Он сказал «да» и в ожидании стал разглядывать лица присутствующих. У игрока, сидевшего напротив него, тучного человека, был двойной подбородок, похожий на зоб, и фиолетовое лицо. Временами он недобро поглядывал на Шабо.
Что скажет он, если ему придется свидетельствовать?
И остальные, которые тоже наблюдали за непрошеным гостем?
Их спокойствие и уверенность в себе, то, как серьезно изучали они свои карты, прежде чем решительно выложить их на стол, — все это пугало его. Не сходя с места, просто глядя на них издали, он мог бы поставить каждому игроку поистине удручающий диагноз.
Но вопросы-то будут задавать им. Именно их и таких, как они, принято считать нормальными людьми.

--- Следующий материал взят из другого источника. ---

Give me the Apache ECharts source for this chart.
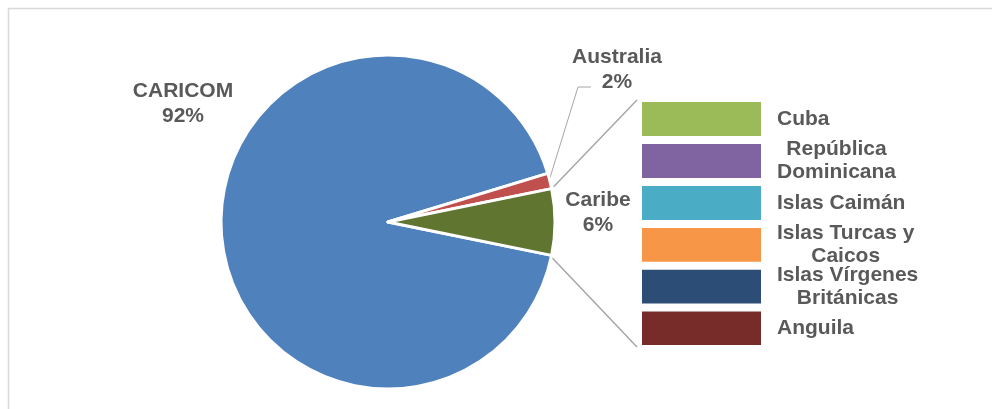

И разве не станет самым страшным свидетельством, пусть даже бессловесным, свидетельство его матери? Да ей достаточно предстать перед следователем и показаться ему такой, как она есть — изглоданная годами, безутешная героическая старуха!
— Мадам, ваш сын…
Ей будет довольно взгляда, выражения лица. Возможно, она добавит, склонив голову набок — как четверть часа назад, когда она сверлила его проницательным взглядом:
— Знаю… Я всегда этого ожидала…
Надо немедленно пресечь эти мысли. Он подозвал официанта:
— Еще раз то же самое…
Он слишком далеко зашел по этой страшной дороге. Завтра утром он сначала отправится в Пор-Рояль — осведомиться о состоянии луноликой девицы.
В принципе, внутримышечное введение кортизона при ее заболевании безвредно. Нужно только внимательно наблюдать за реакцией. В этом он вполне может положиться на свою ассистентку Николь Жиро.
А вдруг она ему звонила? Или звонили из клиники? Всегда может случиться непредвиденное. А он не сказал, где будет. Обычно этим ведает Вивиана, и все знают, где его можно найти.
— У вас есть телефон?
— В глубине биллиардной, налево, у туалетов. Вам надо позвонить в Париж? Дать вам жетон?